Following the conclusion of the last meeting of the US Federal Reserves (the Fed) for the year on Wednesday 16th December 2015, in line with market expectation, the Fed Chair (Mrs. Janet Yellen) announced an increase in the Fed-Fund rate to 0.25%-0.50% from the previous 0.0%-0.25%. This came after about a decade of near-zero interest rate environment in the US; a decision taken as a measure to revive the US economy following the devastating effect of the global financial crisis in 2007. With proper forward guidance and expectation management by the Fed, market reaction to the announcement was stable as the decision had been priced into the market ahead of the decision. Thus, immediate impact of the Fed's action across global markets was subdued. However, the emerging and frontier markets are likely to bear the brunt of the action going forward. In relation to the Nigerian financial market, we highlight some of the possible effects of the rate hike.
1. A higher interest rate environment presents the US economy as a more viable investment destination relative to commodity dependent emerging market economies in an era of lower commodity prices. Thus, we expect a reduced flow of funds towards emerging and frontier markets including Nigeria in 2016. Our view is further buttressed by weaker macroeconomic fundamentals in these markets given the significant plunge in commodity prices in the last 15 months.
2. Prior to the Fed-Fund rate hike, restriction on FX by the Central Bank of Nigeria (CBN) has constrained market activities, fuelled higher inflation rate and depressed output growth in Nigeria. While official and interbank market rate steadied at N197.00/US$ to N199.10/US$, parallel market rate has depreciated to N280/US$ in December 2015. Increased flow of fund towards the US economy due to higher rate environment points to a stronger dollar. Therefore, another scenario is a further loss in the value of the domestic currency (Naira) against the dollar. We perceive the stability portrayed by the Apex Bank in terms of the official rate which has been kept at N197.00 as contrived, given the significant (N80.0/US$) spread to parallel market rate (N280.00). Consequently, we expect the pressure on the CBN to devalue to intensify as dollar receipts to government treasury continue to shrink in Naira terms while current account deficit worsens.

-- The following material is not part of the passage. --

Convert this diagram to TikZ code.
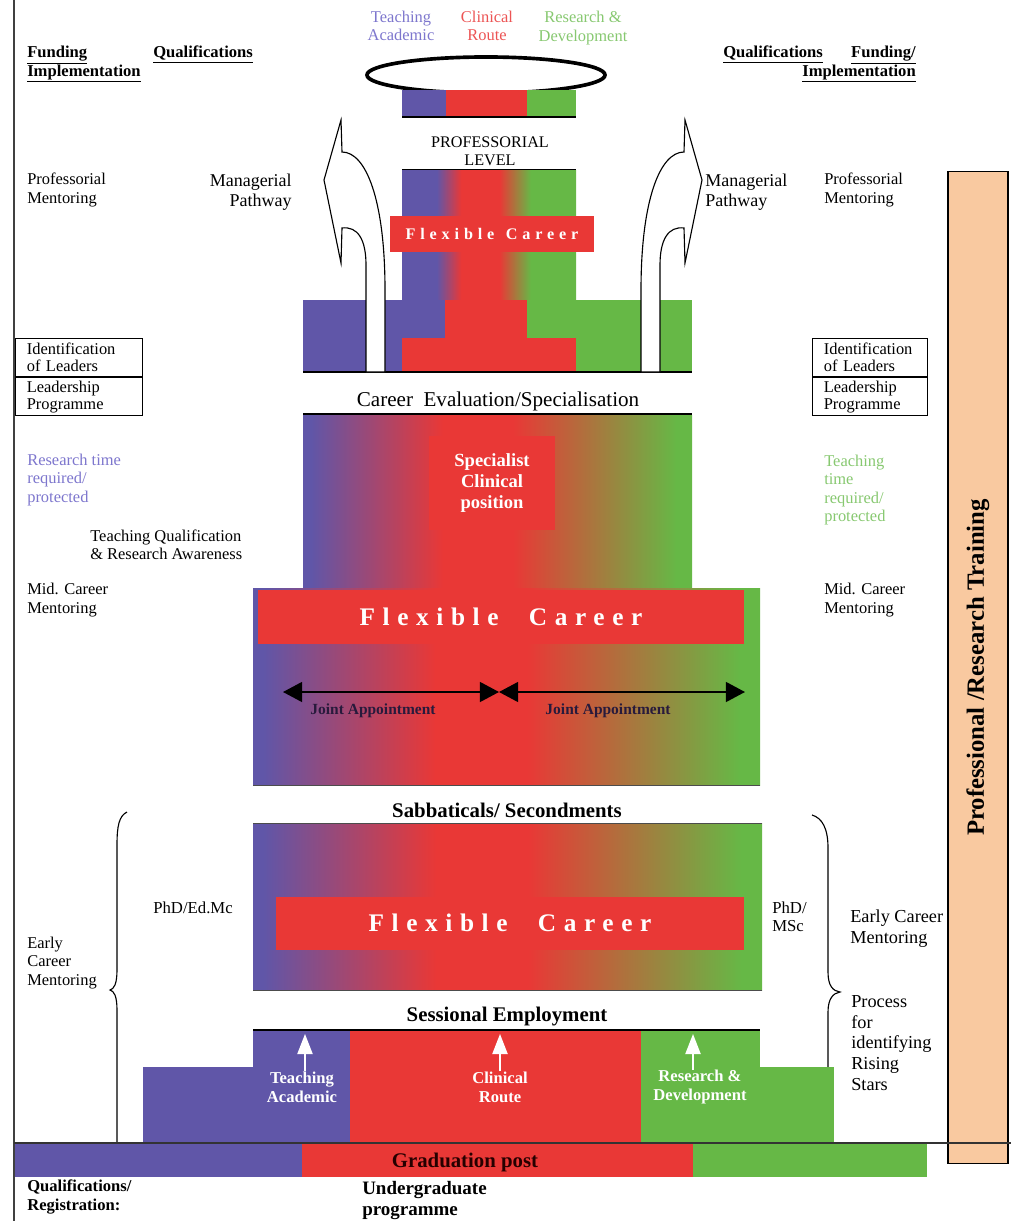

3. Finally, higher interest rate in the US and a stronger dollar will increase cost of foreign debt. The recently released Medium Term Expenditure Framework (MTEF) for 2016 shows that fiscal arm is budgeting an expansionary 2016 with a total budget of N6.08tn relative to N4.48tn in the 2015 budget. Consequently, the budget deficit is expected to rise from N1.04tn in 2015 to N2.19tn and foreign borrowing is budgeted to account for about 29.0% (N635.88bn) of the total financing for the deficit. Following the Fed decision, the cost of borrowing for the government, is expected to rise. Furthermore, the cost of servicing FGN and Corporate Eurobond worth US$6.2bn (US$2.5bn & US$3.7bn) is expected to hike as a result of stronger dollar and weaker naira.
Notwithstanding the anticipated impact as noted above, the short term impact in Nigeria is expected to stay muted given that macroeconomic concerns in the domestic economy had already forced market actors to adjust ahead of the announcement.